_Objective_: Return every entry exactly.

_Stored data_:
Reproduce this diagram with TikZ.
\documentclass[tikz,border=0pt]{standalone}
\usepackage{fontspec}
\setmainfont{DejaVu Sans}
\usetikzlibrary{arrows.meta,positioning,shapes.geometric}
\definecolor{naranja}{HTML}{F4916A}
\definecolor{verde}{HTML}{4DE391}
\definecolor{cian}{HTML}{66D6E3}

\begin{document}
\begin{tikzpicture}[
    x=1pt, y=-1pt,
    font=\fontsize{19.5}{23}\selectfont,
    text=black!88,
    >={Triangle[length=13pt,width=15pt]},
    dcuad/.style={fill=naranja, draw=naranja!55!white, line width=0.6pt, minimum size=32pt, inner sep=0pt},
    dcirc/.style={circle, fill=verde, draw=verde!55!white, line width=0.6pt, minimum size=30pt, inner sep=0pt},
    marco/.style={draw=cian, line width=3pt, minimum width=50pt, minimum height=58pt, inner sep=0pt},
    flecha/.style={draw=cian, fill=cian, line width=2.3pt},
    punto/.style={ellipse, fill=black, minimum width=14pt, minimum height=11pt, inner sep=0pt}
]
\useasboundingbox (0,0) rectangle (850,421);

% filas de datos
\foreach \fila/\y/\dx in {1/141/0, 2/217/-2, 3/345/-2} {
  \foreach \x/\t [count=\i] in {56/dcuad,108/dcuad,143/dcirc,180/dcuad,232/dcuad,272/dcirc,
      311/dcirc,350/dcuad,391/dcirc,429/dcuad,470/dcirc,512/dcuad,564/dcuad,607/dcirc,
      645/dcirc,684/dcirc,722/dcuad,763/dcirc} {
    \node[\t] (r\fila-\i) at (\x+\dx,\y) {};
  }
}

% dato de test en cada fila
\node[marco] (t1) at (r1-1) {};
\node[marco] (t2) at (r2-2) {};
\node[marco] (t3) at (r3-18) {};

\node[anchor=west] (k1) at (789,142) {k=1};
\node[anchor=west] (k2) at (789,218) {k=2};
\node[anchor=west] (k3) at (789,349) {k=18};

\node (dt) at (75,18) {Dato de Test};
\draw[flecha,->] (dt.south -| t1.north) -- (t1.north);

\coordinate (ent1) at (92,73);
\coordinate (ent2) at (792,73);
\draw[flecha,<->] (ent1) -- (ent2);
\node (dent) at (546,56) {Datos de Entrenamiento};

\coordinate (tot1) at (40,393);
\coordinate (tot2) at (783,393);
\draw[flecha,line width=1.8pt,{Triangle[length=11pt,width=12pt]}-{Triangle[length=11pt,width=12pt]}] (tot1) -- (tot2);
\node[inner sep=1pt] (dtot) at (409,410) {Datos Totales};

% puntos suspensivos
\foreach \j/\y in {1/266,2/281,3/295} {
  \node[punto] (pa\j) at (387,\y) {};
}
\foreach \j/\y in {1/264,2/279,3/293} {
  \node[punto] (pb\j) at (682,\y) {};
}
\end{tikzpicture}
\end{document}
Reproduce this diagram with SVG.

_Written answer_:
Reproduce this diagram with TikZ.
\documentclass[tikz,border=0pt]{standalone}
\usepackage{fontspec}
\setmainfont{DejaVu Sans}
\usetikzlibrary{arrows.meta,positioning,shapes.geometric}
\definecolor{naranja}{HTML}{F4916A}
\definecolor{verde}{HTML}{4DE391}
\definecolor{cian}{HTML}{66D6E3}

\begin{document}
\begin{tikzpicture}[
    x=1pt, y=-1pt,
    font=\fontsize{19.5}{23}\selectfont,
    text=black!88,
    >={Triangle[length=13pt,width=15pt]},
    dcuad/.style={fill=naranja, draw=naranja!55!white, line width=0.6pt, minimum size=32pt, inner sep=0pt},
    dcirc/.style={circle, fill=verde, draw=verde!55!white, line width=0.6pt, minimum size=30pt, inner sep=0pt},
    marco/.style={draw=cian, line width=3pt, minimum width=50pt, minimum height=58pt, inner sep=0pt},
    flecha/.style={draw=cian, fill=cian, line width=2.3pt},
    punto/.style={ellipse, fill=black, minimum width=14pt, minimum height=11pt, inner sep=0pt}
]
\useasboundingbox (0,0) rectangle (850,421);

% filas de datos
\foreach \fila/\y/\dx in {1/141/0, 2/217/-2, 3/345/-2} {
  \foreach \x/\t [count=\i] in {56/dcuad,108/dcuad,143/dcirc,180/dcuad,232/dcuad,272/dcirc,
      311/dcirc,350/dcuad,391/dcirc,429/dcuad,470/dcirc,512/dcuad,564/dcuad,607/dcirc,
      645/dcirc,684/dcirc,722/dcuad,763/dcirc} {
    \node[\t] (r\fila-\i) at (\x+\dx,\y) {};
  }
}

% dato de test en cada fila
\node[marco] (t1) at (r1-1) {};
\node[marco] (t2) at (r2-2) {};
\node[marco] (t3) at (r3-18) {};

\node[anchor=west] (k1) at (789,142) {k=1};
\node[anchor=west] (k2) at (789,218) {k=2};
\node[anchor=west] (k3) at (789,349) {k=18};

\node (dt) at (75,18) {Dato de Test};
\draw[flecha,->] (dt.south -| t1.north) -- (t1.north);

\coordinate (ent1) at (92,73);
\coordinate (ent2) at (792,73);
\draw[flecha,<->] (ent1) -- (ent2);
\node (dent) at (546,56) {Datos de Entrenamiento};

\coordinate (tot1) at (40,393);
\coordinate (tot2) at (783,393);
\draw[flecha,line width=1.8pt,{Triangle[length=11pt,width=12pt]}-{Triangle[length=11pt,width=12pt]}] (tot1) -- (tot2);
\node[inner sep=1pt] (dtot) at (409,410) {Datos Totales};

% puntos suspensivos
\foreach \j/\y in {1/266,2/281,3/295} {
  \node[punto] (pa\j) at (387,\y) {};
}
\foreach \j/\y in {1/264,2/279,3/293} {
  \node[punto] (pb\j) at (682,\y) {};
}
\end{tikzpicture}
\end{document}
Reproduce this diagram with SVG.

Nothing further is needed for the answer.